The theater closed in 1991. Elitch Gardens closed in 1995 and moved to the downtown location where it remains today.
And while the theater was saved from redevelopment by a historical designation shortly thereafter, it was abandoned and fell into disrepair.
Photos: Denver's historic Elitch Theatre through the years
“The No. 1 search term people used to find our website was ‘abandoned buildings near me,’” Rowley said. “And so for many, many years, we didn't look very ready for prime time.”
Getting the theater ready for prime time became the mission of the Historic Elitch Theatre Foundation.
Last year marked 20 years of renovation efforts. Approvals can take months, and the requirements of historic recognition spare no attention to detail.
Rowley recalled the individual removal of every decorative rafter on the front of the building. Each had to be traced onto a new piece of wood, down to every notch and dent, he said, before it could be replaced.
“The nice thing is, you know what you're looking at is what was here 100 years ago,” he said. “And so as much as the process is a little painful, it's the thing I love about it is that you know that this is legit, and, and it's historic.”

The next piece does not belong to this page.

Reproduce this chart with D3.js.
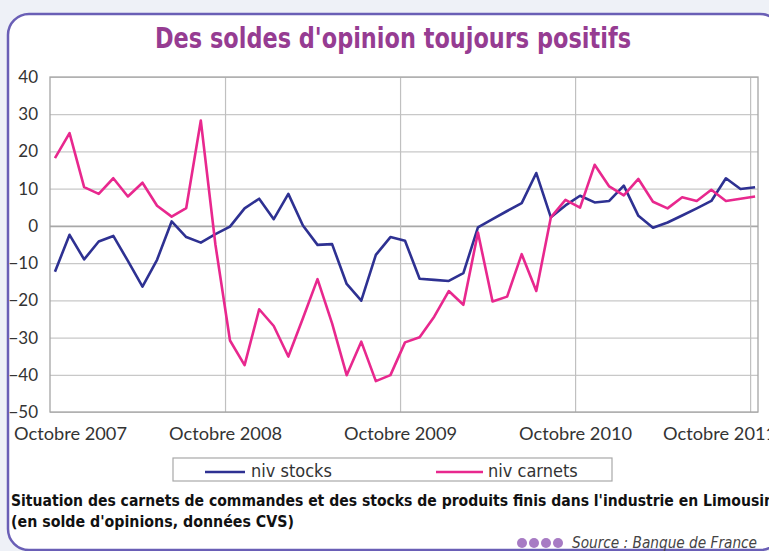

While the renovation is not complete, the theater has reopened for business.
It’s hosting free summer movie nights every other Friday this summer, as well as what they call “First Friday history tours” where you can see and feel the magic of 132 years for yourself.
Doors open at 6 p.m. for the movie nights, and each “First Friday” event includes two different tour times. You can find more about the schedule for those events on the theater’s website here.
Up next for the foundation is the hopeful return of live theater.
“This summer, we kept it kind of manageable, but we're really hoping next summer [...] to get live theater back on the stage,” Rowley said, adding that the mission could include partnerships with local theater groups.
Then he said, the foundation hopes to complete work on things like lighting, rigging and sound to make high-quality theater happen again inside Elitch’s.
“Our hope is that the theater kind of becomes a cultural arts hub for the the neighborhood and for the area,” Rowley said.